Shortly after the sale, Zulily stopped paying its bills.
“A snap of the finger”
In August, one internet service provider cut off Zulily’s Nevada warehouse after the company racked up thousands of dollars in unpaid invoices, according to the former engineer, whose name was on those bills.
Around the same time, Zulily’s vendors began reporting missing or late payments, according to a former seller and five former employees. The former employee who used to collect customer feedback found themselves collecting vendor complaints.
At Regent-led meetings, employees discussed which bills to pay and which to ignore, the former employee said.
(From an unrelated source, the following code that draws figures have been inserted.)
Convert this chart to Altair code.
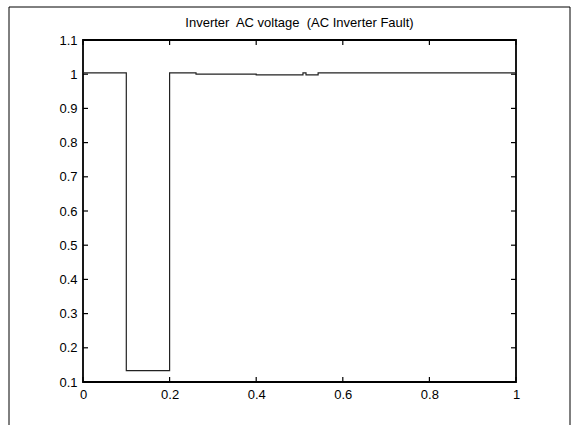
import altair as alt
import pandas as pd

# Step signal (time in s, per-unit voltage)
t_vals = [0.0, 0.1, 0.2, 0.261, 0.40, 0.508, 0.515, 0.543, 1.0]
v_vals = [1.004, 0.133, 1.004, 1.0, 0.998, 1.004, 0.998, 1.004, 1.004]

x_tick_vals = [0.0, 0.2, 0.4, 0.6, 0.8, 1.0]
y_tick_vals = [0.1, 0.2, 0.3, 0.4, 0.5, 0.6, 0.7, 0.8, 0.9, 1.0, 1.1]

title_text = "Inverter\u00a0 AC voltage\u00a0 (AC Inverter Fault)"

W, H = 433, 342
FONT = "Liberation Sans"

line_df = pd.DataFrame({"x": t_vals, "y": v_vals})
xt_df = pd.DataFrame({"x": x_tick_vals})
yt_df = pd.DataFrame({"y": y_tick_vals})
one_df = pd.DataFrame({"a": [0]})

xscale = alt.Scale(domain=[0, 1], nice=False, zero=False)
yscale = alt.Scale(domain=[0.1, 1.1], nice=False, zero=False)

x_axis = alt.Axis(values=x_tick_vals, format="~g", title=None, grid=False,
                  ticks=False, domain=False, labelPadding=6, labelFontSize=13,
                  labelFont=FONT, labelColor="black", labelFlush=False)
y_axis = alt.Axis(values=y_tick_vals, format="~g", title=None, grid=False,
                  ticks=False, domain=False, labelPadding=6, labelFontSize=13,
                  labelFont=FONT, labelColor="black", labelFlush=False)

frame = alt.Chart(one_df).mark_rect(fillOpacity=0, stroke="black", strokeWidth=1).encode(
    x=alt.value(-74), x2=alt.value(487), y=alt.value(-33), y2=alt.value(400)
)

title = alt.Chart(one_df).mark_text(font=FONT, fontSize=13, color="black",
                                    align="center", baseline="middle").encode(
    x=alt.value(W / 2), y=alt.value(-17), text=alt.value(title_text)
)

line = alt.Chart(line_df).mark_line(interpolate="step-after", color="#222222", strokeWidth=1.2).encode(
    x=alt.X("x:Q", scale=xscale, axis=x_axis),
    y=alt.Y("y:Q", scale=yscale, axis=y_axis),
)

tick_style = dict(color="black", strokeWidth=1.2)
xt_bottom = alt.Chart(xt_df).mark_rule(**tick_style).encode(
    x=alt.X("x:Q", scale=xscale, axis=x_axis), y=alt.value(H), y2=alt.value(H - 5)
)
xt_top = alt.Chart(xt_df).mark_rule(**tick_style).encode(
    x=alt.X("x:Q", scale=xscale, axis=x_axis), y=alt.value(0), y2=alt.value(5)
)
yt_left = alt.Chart(yt_df).mark_rule(**tick_style).encode(
    y=alt.Y("y:Q", scale=yscale, axis=y_axis), x=alt.value(0), x2=alt.value(5)
)
yt_right = alt.Chart(yt_df).mark_rule(**tick_style).encode(
    y=alt.Y("y:Q", scale=yscale, axis=y_axis), x=alt.value(W), x2=alt.value(W - 5)
)

chart = alt.layer(frame, title, line, xt_bottom, xt_top, yt_left, yt_right).properties(
    width=W, height=H,
    autosize=alt.AutoSizeParams(type="none"),
    padding={"left": 83, "top": 40, "right": 57, "bottom": 43},
    background="white",
).configure_view(stroke="black", strokeWidth=1.8)

chart.save("out.html", embed_options={"renderer": "svg", "actions": False})
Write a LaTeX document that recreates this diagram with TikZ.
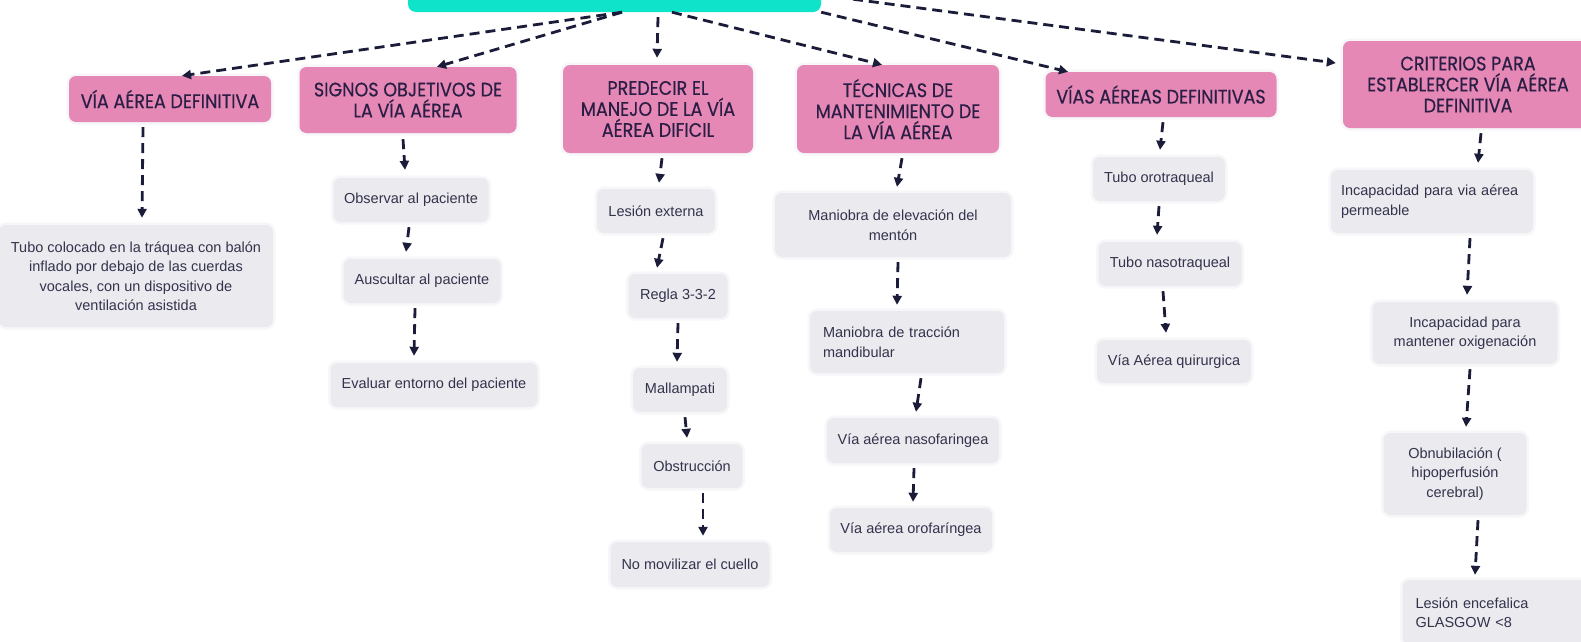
\documentclass[tikz,border=0pt]{standalone}
\usepackage{fontspec}
\setmainfont{Liberation Sans}
\newfontfamily\hdfont{Poppins}[FakeStretch=0.9,FakeBold=0.5]
\usetikzlibrary{arrows.meta,calc}
\definecolor{rootcol}{HTML}{0FE4CB}
\definecolor{pinkc}{HTML}{E688B6}
\definecolor{greyc}{HTML}{EBEAEE}
\definecolor{hdtext}{HTML}{2A1E45}
\definecolor{gtext}{HTML}{33334D}
\definecolor{arrc}{HTML}{1A1C3A}
\definecolor{halo}{HTML}{F7F6F9}
\tikzset{
  sz/.style 2 args={minimum width=#1pt, minimum height=#2pt},
  rootbox/.style={rounded corners=8pt, fill=rootcol, inner sep=0pt},
  hd/.style={rounded corners=7pt, fill=pinkc, text=hdtext, align=center, inner sep=0pt,
     font=\hdfont\fontsize{19.5}{21}\selectfont, preaction={draw=halo,line width=5pt}},
  gb/.style={rounded corners=7pt, fill=greyc, text=gtext, align=center, inner sep=0pt,
     font=\fontsize{14.5}{19.5}\selectfont, preaction={draw=halo,line width=5pt}},
  gbl/.style 2 args={gb, align=left, inner xsep=13pt, text width=#1pt, minimum height=#2pt},
  conn/.style={draw=arrc, line width=2.8pt, dash pattern=on 10pt off 6pt, -{Triangle[length=9pt,width=9pt]}}
}
\begin{document}
\begin{tikzpicture}[x=1pt,y=-1pt]
\useasboundingbox (0,0) rectangle (1581,641);
\fill[white] (0,0) rectangle (1581,641);
% root
\node[rootbox, sz={413}{72}] (root) at (614.5,-24) {};
% headers
\node[hd, sz={202}{46}] (h1) at (170,99) {VÍA AÉREA DEFINITIVA};
\node[hd, sz={217}{66}] (h2) at (408,100) {SIGNOS OBJETIVOS DE\\LA VÍA AÉREA};
\node[hd, sz={190}{88}] (h3) at (658,109) {PREDECIR EL\\MANEJO DE LA VÍA\\AÉREA DIFICIL};
\node[hd, sz={202}{88}] (h4) at (898,109) {TÉCNICAS DE\\MANTENIMIENTO DE\\LA VÍA AÉREA};
\node[hd, sz={231}{45}] (h5) at (1161,94.5) {VÍAS AÉREAS DEFINITIVAS};
\node[hd, sz={250}{87}] (h6) at (1468,84.5) {CRITERIOS PARA\\ESTABLERCER VÍA AÉREA\\DEFINITIVA};
% column 1
\node[gb, sz={274}{102}] (c1a) at (136,276) {Tubo colocado en la tráquea con balón\\inflado por debajo de las cuerdas\\vocales, con un dispositivo de\\ventilación asistida};
% column 2
\node[gb, sz={155}{44}] (c2a) at (411,200) {Observar al paciente};
\node[gb, sz={157}{44}] (c2b) at (422,281) {Auscultar al paciente};
\node[gb, sz={207}{44}] (c2c) at (434,385) {Evaluar entorno del paciente};
% column 3
\node[gb, sz={118}{44}] (c3a) at (656,211) {Lesión externa};
\node[gb, sz={99}{44}] (c3b) at (678,296) {Regla 3-3-2};
\node[gb, sz={94}{44}] (c3c) at (680,390) {Mallampati};
\node[gb, sz={101}{44}] (c3d) at (692,466) {Obstrucción};
\node[gb, sz={159}{45}] (c3e) at (690,564.5) {No movilizar el cuello};
% column 4
\node[gb, sz={236}{64}] (c4a) at (893,225) {Maniobra de elevación del\\mentón};
\node[gbl={168}{62}] (c4b) at (907,342) {Maniobra de tracción\\mandibular};
\node[gb, sz={172}{45}] (c4c) at (913,440.5) {Vía aérea nasofaringea};
\node[gb, sz={162}{44}] (c4d) at (911,530) {Vía aérea orofaríngea};
% column 5
\node[gb, sz={132}{44}] (c5a) at (1159,179) {Tubo orotraqueal};
\node[gb, sz={143}{44}] (c5b) at (1170,264) {Tubo nasotraqueal};
\node[gb, sz={154}{43}] (c5c) at (1174,361.5) {Vía Aérea quirurgica};
% column 6
\node[gbl={182}{63}, inner xsep=10pt] (c6a) at (1432,201.5) {Incapacidad para via aérea\\permeable};
\node[gb, sz={185}{62}] (c6b) at (1465,333) {Incapacidad para\\mantener oxigenación};
\node[gb, sz={143}{82}] (c6c) at (1455,474) {Obnubilación (\\hipoperfusión\\cerebral)};
\node[gbl={161}{65}] (c6d) at (1496,612.5) {Lesión encefalica\\GLASGOW <8};
% connectors from root
\draw[conn] ([xshift=7.5pt]root.south) -- ([xshift=12pt]h1.north);
\draw[conn] ([xshift=7.5pt]root.south) -- ([xshift=29pt]h2.north);
\draw[conn] ([xshift=43.5pt,yshift=-5pt]root.south) -- ([xshift=-1pt,yshift=7pt]h3.north);
\draw[conn] ([xshift=57.5pt]root.south) -- ([xshift=-16pt]h4.north);
\draw[conn] (root.south east) -- ([xshift=-93pt]h5.north);
\draw[conn] ([yshift=-19pt]root.east) -- ([xshift=-7pt,yshift=21.5pt]h6.west);
% column connectors
\draw[conn] ([xshift=-27pt,yshift=-5pt]h1.south) -- ([xshift=6pt,yshift=7pt]c1a.north);
\draw[conn] ([xshift=-5pt,yshift=-6pt]h2.south) -- ([xshift=-6pt,yshift=8pt]c2a.north);
\draw[conn] ([xshift=-2pt,yshift=-5pt]c2a.south) -- ([xshift=-16pt,yshift=7pt]c2b.north);
\draw[conn] ([xshift=-7pt,yshift=-5pt]c2b.south) -- ([xshift=-20pt,yshift=7pt]c2c.north);
\draw[conn] ([xshift=4pt,yshift=-5pt]h3.south) -- ([xshift=3pt,yshift=6pt]c3a.north);
\draw[conn] ([xshift=7pt,yshift=-5pt]c3a.south) -- ([xshift=-21pt,yshift=6pt]c3b.north);
\draw[conn] ([xshift=0pt,yshift=-5pt]c3b.south) -- ([xshift=-3pt,yshift=6pt]c3c.north);
\draw[conn] ([xshift=5pt,yshift=-5pt]c3c.south) -- ([xshift=-5pt,yshift=6pt]c3d.north);
\draw[conn] ([xshift=11pt,yshift=-5pt]c3d.south) -- ([xshift=13pt,yshift=6pt]c3e.north);
\draw[conn] ([xshift=4pt,yshift=-5pt]h4.south) -- ([xshift=4pt,yshift=6pt]c4a.north);
\draw[conn] ([xshift=5pt,yshift=-5pt]c4a.south) -- ([xshift=-10pt,yshift=6pt]c4b.north);
\draw[conn] ([xshift=14pt,yshift=-5pt]c4b.south) -- ([xshift=3pt,yshift=6pt]c4c.north);
\draw[conn] ([xshift=1pt,yshift=-5pt]c4c.south) -- ([xshift=2pt,yshift=6pt]c4d.north);
\draw[conn] ([xshift=2pt,yshift=-5pt]h5.south) -- ([xshift=1pt,yshift=7pt]c5a.north);
\draw[conn] ([xshift=0pt,yshift=-5pt]c5a.south) -- ([xshift=-13pt,yshift=7pt]c5b.north);
\draw[conn] ([xshift=-7pt,yshift=-5pt]c5b.south) -- ([xshift=-8pt,yshift=7pt]c5c.north);
\draw[conn] ([xshift=13pt,yshift=-5pt]h6.south) -- ([xshift=46pt,yshift=7pt]c6a.north);
\draw[conn] ([xshift=38pt,yshift=-5pt]c6a.south) -- ([xshift=2pt,yshift=7pt]c6b.north);
\draw[conn] ([xshift=5pt,yshift=-5pt]c6b.south) -- ([xshift=11pt,yshift=6pt]c6c.north);
\draw[conn] ([xshift=23pt,yshift=-5pt]c6c.south) -- ([xshift=-21pt,yshift=5pt]c6d.north);
\end{tikzpicture}
\end{document}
Zulily, which once had nearly 1,600 employees, cut its workforce slowly, with layoff rounds dating back at least to May 2022. It cut the business development team, a group of 25 people responsible for signing up new brands as sellers in November 2022, according to four employees who were laid off then. One member of that team found out when they received a notice that their company credit card had been closed.
Those layoffs were previously unreported because workers had to sign a nondisclosure agreement to receive severance, the four workers said. Later, employees wouldn’t be offered severance, according to another three employees.
To save money that fall, Zulily outsourced its storefront to e-commerce platform Shopify. The engineers working on the project knew that would lead to job cuts — but the layoffs were swifter and deeper than imagined, two former workers said.
“As soon as they possibly could let people go, they did,” said a former engineering manager who was laid off. “They didn’t give it a chance to succeed.”
In December, more than 800 employees, including nearly 300 in Seattle, learned through a formal notice filed with Washington’s Employment Security Department that their last day would be in February. When the notice arrived in their inboxes, workers initially thought it was a phishing email, according to the former engineer who was impacted by those cuts.
Days later, Zulily moved the end date up by nearly two months, four workers said.
It shut down Dec. 27 and entered into an alternative to bankruptcy enabling a third party to liquidate Zulily’s assets. In January, it announced a sale of $85 million worth of inventory.
Zulily’s end came roughly 13 years after it started, eight months after Regent took over, two weeks after it circulated notice of mass layoffs and days after it sued Amazon.
That left employees guessing “what this whole thing was,” said the former engineer.
“It was just a snap of the finger, and it was all over.”